Despite setbacks — including a fatality — the Katlian Bay Road is on schedule to be completed in 2022.

Another capital project — again, approved by voters a decade ago — remains hotly contested.

KCAW — Sen. Stedman, what about the Mt. Edgecumbe Aquatics Center? It was quite the political ping pong ball in the last session. What’s your feeling about it now?

Stedman — The ping pong game continues. The ball’s going to be accelerated and it’s my turn to hit it. And I expect to give ‘em a line drive.

The Mt. Edgecumbe Aquatics Center opened with a splash in the spring of 2018, eight years after the state’s voters approved almost $400 million in education bonds to build the pool and seven other school projects located primarily in the state’s railbelt.

Location matters. Sen. Stedman points to the discrepancy between the administration’s willingness to pay for the operation of voter-approved education projects in Alaska’s urban centers, versus Sitka’s Mt. Edgecumbe Aquatics Center. “Railbelt projects are getting an increase,” said Stedman, “and Edgecumbe’s getting kicked in the ass.” (KCAW image)

For Stedman, the Mt. Edgecumbe pool represents equity.

Stedman — The issue is broader than the Mt. Edgecumbe Aquatics Center. That project was one of eight in a statewide bond package. All those projects have been built. All of them this year got an increase in the budget. Their funds are roughly $5.5 million this year, of which the Aquatics Center got zero.

Few things generate a heated response from the typically-calm senator than the suggestion that the $26 million center is pork for Sitka. Stedman believes that pool also represents a promise between the state’s voters and its children.
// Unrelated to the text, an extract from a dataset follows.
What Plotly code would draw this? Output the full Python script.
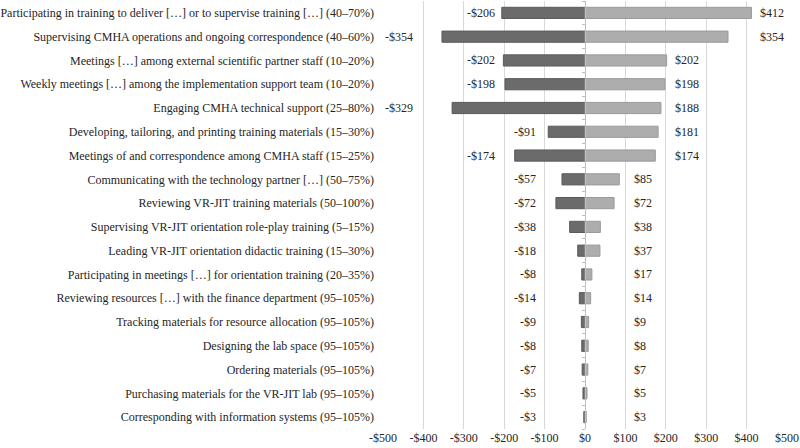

Stedman — We in the community will use it, and hopefully be able to pay the fiddler over there to help reduce the subsidy. Along with the Coast Guard and SEARHC, and the Troopers. But you look at the student base at Mt. Edgecumbe High School, there’s a large percentage of them that come from the Yukon-Kuskokwim Delta. They have the highest drowning rate not only in the state, but in the nation. The young Alaskans that come from that region and the region farther north have very few opportunities to learn how to swim. And when you take that into account, along with the highest drowning rate in the nation, I don’t see how you could, with a straight face, tell those kids that even though the public — the state of Alaska’s citizens — went to the voting booth and voted to build it and operate it, you’re not going to fund it. That pool is not going to get sold, it’s not going to get torn down, and it’s not going to get pulled off the beach by a tugboat and floated somewhere. It’s not going anywhere. So if we can’t come to a resolution with this governor, we’ll come to a resolution with the next. 

Gov. Dunleavy last spring vetoed the pool’s “receipt authority” — its ability to charge entry fees — effectively shutting it down. He’s put it back in his new budget, but Stedman says the real conversation is going to be about the $400,000-to-$500,000 needed to operate the pool. “And we’re going to have that discussion in committee with the lights on and the TV cameras rolling,” he said.